Alanis worked at kihiw waciston School in Muskeg Lake as an Educational Assistant, Library Assistant and Hot Lunch Program Coordinator. She decided to pursue her interest in libraries and moved to Saskatoon to attend SIAST in the Library and Information Technology Program. After completing the 2 year course she joined the team of Library Technicians at Prairie Spirit School Division. Alanis joined the Office of the Treaty Commissioner in September of 2011 as Administrative Assistant and in November 2012 she became the Coordinator for Records and Archives.
Alanis resides in Saskatoon with her three children Payton, Liam and Mateo.
Tamara joined the OTC as Financial Controller in July 2009. As a part-time consultant, she has had experience with and continues to provide financial services to other private companies and non-profit organizations.
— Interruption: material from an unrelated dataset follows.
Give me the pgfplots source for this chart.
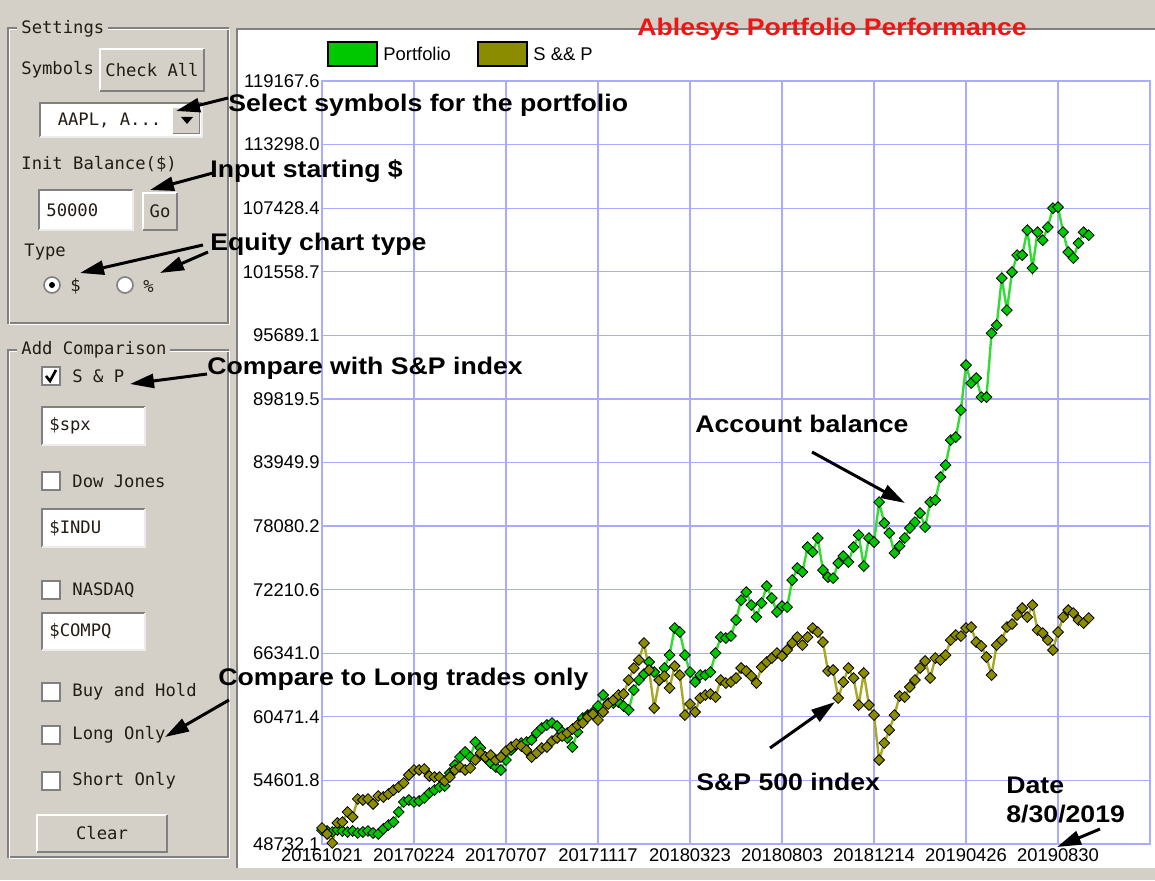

As the accountant for the OTC, she is charged with keeping the operations within the budget and ensuring the organization maintains a strong reputation with its clients.
Raised in Saskatoon, Tamara has two wonderful children; Trinity age 21 and Spencer age 19. She loves to travel with her partner Jim, is an avid gardener and enjoys the outdoors.
Tamara brings a high level of expertise, this combined with her openness, sensitivity and down to earth approach are characteristics which are valued at the Office of the Treaty Commissioner.
Rhett Sangster works with the Office of the Treaty Commissioner, coordinating efforts to engage both the public and community leaders on the nature of reconciliation in Saskatchewan. This process aims to work with as many partners as possible to identify shared priorities and a broadly-owned vision for the future.
Rhett grew up in Treaty 6 territory (Tisdale, Saskatchewan) and is a graduate of the University of Saskatchewan (B.A. Political Studies). He moved to Ottawa in 2000 to become a Foreign Service Officer and has spent the majority of his career working on issues of international conflict and peacebuilding. He spent three years posted as a diplomat in Turkey, led a successful effort to improve dialogue and cooperation between Afghan and Pakistani border officials, and coordinated Canadian international policy on mediation, peace processes and the effects of war on women and girls. Rhett accepted a Rotary Peace Fellowship in 2012 and graduated in 2014 with a Masters in International Development Policy from Duke University. His thesis focused on conflict prevention and reconciliation in Saskatchewan.
Rhett is married and has three young children.
Amy is a Willow Cree from the Beardy’s & Okemasis First Nation, Treaty 6. She attended the First Nations University of Canada, Saskatoon Campus, where she received her Bachelor of Arts in 2011; majoring in Indigenous Studies and minoring in Indian Fine Art. She credits FNUniv for strengthening her cultural identity and pride.
Amy has a wide range of work experience that she brings to the OTC. Since completion of her degree she has worked for the Correctional Service of Canada, as well as for the Department of Native Studies at the University of Saskatchewan.
She is the mother of two children, Davian and Kalina, and is expecting a new addition to her family in November. She credits her children for all that is good and positive in her life, as well as her life successes.
For the past 27 years she has been a member of, and the lead dancer for, the Creeland Square Dancers, who specialize in Metis dancing. Her interests are reading, writing, painting, beadwork, dancing, outdoor activities, history, Treaties (education, awareness, promotion, advocacy) and anything that assists in enriching her and her children’s identity as Nehiyawak.
In her second year of university, Amy set a goal to one day work with Treaties and for the Office of the Treaty Commissioner. Today she is living that dream and is an example that goals can be reached through dedication and determination.
Bernice is from Ile a la Crosse and speaks the Cree language. She was raised with a strong cultural background and has her Elders teachings as her foundation.
Bernice has worked extensively in First Nations politics. She once travelled to Rome to meet the Pope and on one of her many trips to Ottawa met Queen Elizabeth II. From her travelling experience, Bernice appreciates and understands the value of honour and respect amongst all Nations and countries.
Bernice also worked in a local Aboriginal law firm where she worked closely with residential school survivors. Upon hearing their experiences, Bernice felt a strong will to continue to work in the field of helping, assisting and supporting the health of Aboriginal communities and individuals.
There have been various events where Bernice has coordinated and volunteered her time but her favorite place to be is with family – having 5 grandsons whom she loves spending time with. She has been working casually with the Office of the Treaty Commissioner since 2014 and has been full-time as of July 2016.